As a disappointing yet fairly well acted snore's fest, American Hustle (the film I'm reviewing) is lightly based on true events (the opening title card says this). The first scene grabs you when you get a good look at Bale's character's wretched comb over. After that, the proceedings slide steadily downhill only to wrap things up in a feasible fashion. By then, it's too late. You, as the audience member, walk out of the theater feeling cold, unfulfilled, and cheated. But that's the point right. You got conned out of $10. Hopefully if you haven't seen this thing yet, you'll read further and save your hard earned money.
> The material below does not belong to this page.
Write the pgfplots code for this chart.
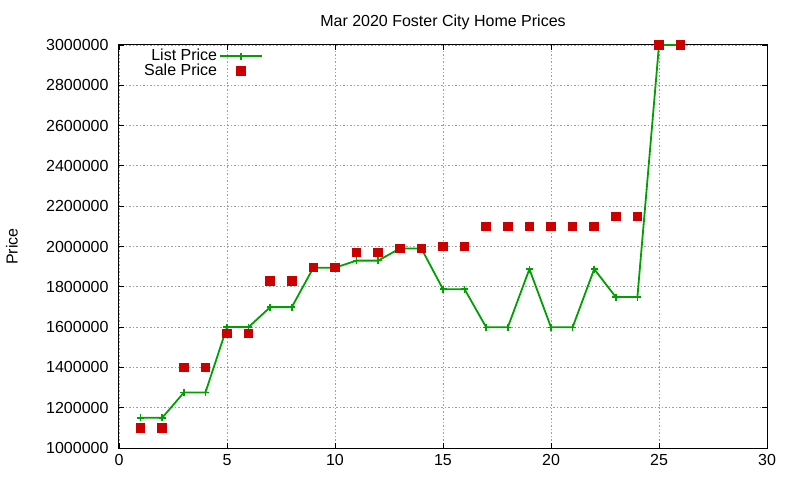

But if you choose to watch American Hustle, you'll notice that Russell is having a lot of fun with the camera. It's not his biggest strength but he usually does a substantial job. For my money however, he excels at coaching his actors to do good work on screen by letting their emotions become volatile and haphazard. In "Hustle" he unfortunately seems overly confident to the point where he channels his inner Martin Scorsese and Paul Thomas Anderson (the virtuoso guys who brought you films like Goodfellas and Magnolia). As a result, his neutered technique is not quite as effective here. Along with somewhat imitating their camera movements, there are also a lot of random zooming shots he puts to each character's face. Then you have the whole narration device which is used in every movie these days and that gets old real fast. Finally, you have Russell trying to insert a lot of songs into his movies (this one in particular). His way of doing this pales in comparison to a master like Scorsese. As you take in "Hustle," you'll find that these songs come in at the wrong times and don't quite fit the scenes. And since this exercise takes place in the late 70's (two months in 1978 I think), you get ditties from Elton John, Chicago, Todd Rundgren, and The Bee Gees. These are good tunes yes, but they have been played on the radio a million times. This renders their effect absent of any nostalgia or escapism.

Let's face it, if there is anything to take from "Hustle," it's about the showing off of a big name cast and their performances as opposed to telling a meaningful, interesting story (and adding the use of amateur-like swooping camerawork). You can tell that everyone involved is looking to score Oscar glory. And I'm not being sexist, but the men are much better acting wise than the women. Christian Bale as Irvin Rosenfeld, makes the most of his minutes on screen by far. His turn as a balding, monarchistic con man with a conscience (you'll see later in the film), rings the truest and feels the most natural. Bradley Cooper is pretty solid too. He basically vibes off his screen time in Silver Linings Playbook by playing a manic, unstable, and kooky FBI agent (Richie DiMaso) who's ultimately dumber than he seems (a tiny spoiler alert, sorry). Then there's the cameos which are pretty darn good (Robert De Niro and Michael Pena are quietly effective as a mob boss and a phony sheik). But hey, I haven't mentioned the female roles yet. Their screen time in these roles disappointed me because these are starlets that I really adore. They seem to be trying too hard and unlike their best turns as actresses, here you could tell that they're you know, just acting. Amy Adams overdoes it as con woman Sydney Prosser. Her character motivation comes off as silly because she seems to be a bit wishy-washy on who she has a romantic interest in (if you view "Hustle," you'll know what I mean). As for Lawrence, she kinda lets me down more than anyone else. As brilliant a movie star as she's been in the past, her work as Bale's character's wife, exhibits a pale imitation of herself. It's like she's trying to be Jennifer Lawrence even though she's already in fact, Jennifer Lawrence.

Overall, I can't for the life of me, figure out why this thing is a so-called "critical darling." It's not necessarily a bad film but it lacks elements of Russell's work that highlight his strongest traits as a freewheeling director. With the exception of letting his actors roam free and escalate their scenes (a trait that I like), "Hustle" doesn't possess the confident wit and thought provoking smear of his 2004 gem I Heart Huckabees. And it doesn't equal the invigorating deepness and daunting soul of his big hit from last year being Silver Linings Playbook. So what are we left with: a sort of dull, empty, uninteresting yet moderately well acted film that is almost saved by a nifty little ending. "Hustle" drifts and drags along all the while boring the audience for 80% of its running time. It's compelling to a fault (if you factor in Bale's character's predicament) but it's plot driven in a way that doesn't cater to what the filmmakers who worked on it, know best. David O. Russell, who's too gifted a director and doesn't know the meaning of being lazy, is incapable of ever actually shooting an awful movie. However, if you consider his American Hustle to be brilliant and/or worthy of the Academy's highest accolades, ultimately you've probably been "hustled" yourself.